* **Recorded data**:
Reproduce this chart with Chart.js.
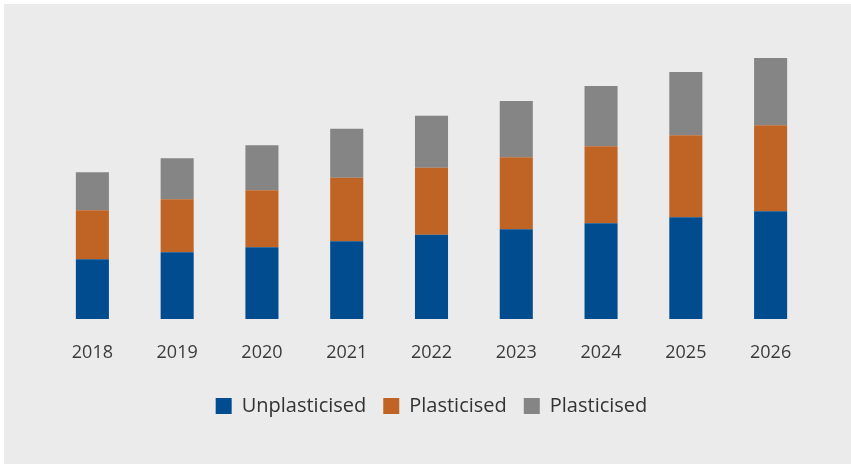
<!DOCTYPE html>
<html>
<head>
<meta charset="utf-8">
<script src="https://cdn.jsdelivr.net/npm/chart.js@4"></script>
<style>
  body { margin: 0; background: #fff; }
  #wrap { position: absolute; left: 4px; top: 4px; width: 847px; height: 460px; background: #ebebeb; }
</style>
</head>
<body>
<div id="wrap"><canvas id="myChart"></canvas></div>
<script>
// chart data
const years = ['2018', '2019', '2020', '2021', '2022', '2023', '2024', '2025', '2026'];
const unplasticised = [59.5, 66.5, 71.5, 77.5, 84, 89.5, 95.5, 101.5, 107.5];
const plasticised = [49, 53, 57, 63.5, 67, 72, 77, 82, 86];
const plasticised2 = [38, 41, 45, 49, 52, 56, 60, 63, 67];

Chart.defaults.font.family = '"Open Sans", sans-serif';
Chart.defaults.color = '#3a3a3a';

const ctx = document.getElementById('myChart').getContext('2d');
const myChart = new Chart(ctx, {
  type: 'bar',
  data: {
    labels: years,
    datasets: [{
      label: 'Unplasticised',
      data: unplasticised,
      backgroundColor: '#004c8e'
    }, {
      label: 'Plasticised',
      data: plasticised,
      backgroundColor: '#bf6424'
    }, {
      label: 'Plasticised',
      data: plasticised2,
      backgroundColor: '#858585'
    }]
  },
  options: {
    responsive: true,
    maintainAspectRatio: false,
    animation: false,
    datasets: {
      bar: { barPercentage: 0.39, categoryPercentage: 1 }
    },
    layout: {
      padding: { left: 46, right: 38, top: 14.5, bottom: 38 }
    },
    plugins: {
      tooltip: { enabled: false },
      legend: {
        position: 'bottom',
        labels: {
          boxWidth: 16,
          boxHeight: 16,
          padding: 17,
          font: { size: 20 },
          color: '#333'
        }
      }
    },
    scales: {
      x: {
        stacked: true,
        grid: { display: false },
        border: { display: false },
        ticks: { padding: 15.5, font: { size: 18 }, color: '#3a3a3a' },
        afterFit: function(scale) { scale.height -= 0.5; }
      },
      y: {
        stacked: true,
        display: false,
        min: 0,
        max: 300
      }
    }
  }
});
</script>
</body>
</html>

* **To do**:
Write out exactly the opening lines of the data, stopping after the line that holds "60, 63, 67];". Exclude pictures.

* **Result**:
Reproduce this chart with Chart.js.
<!DOCTYPE html>
<html>
<head>
<meta charset="utf-8">
<script src="https://cdn.jsdelivr.net/npm/chart.js@4"></script>
<style>
  body { margin: 0; background: #fff; }
  #wrap { position: absolute; left: 4px; top: 4px; width: 847px; height: 460px; background: #ebebeb; }
</style>
</head>
<body>
<div id="wrap"><canvas id="myChart"></canvas></div>
<script>
// chart data
const years = ['2018', '2019', '2020', '2021', '2022', '2023', '2024', '2025', '2026'];
const unplasticised = [59.5, 66.5, 71.5, 77.5, 84, 89.5, 95.5, 101.5, 107.5];
const plasticised = [49, 53, 57, 63.5, 67, 72, 77, 82, 86];
const plasticised2 = [38, 41, 45, 49, 52, 56, 60, 63, 67];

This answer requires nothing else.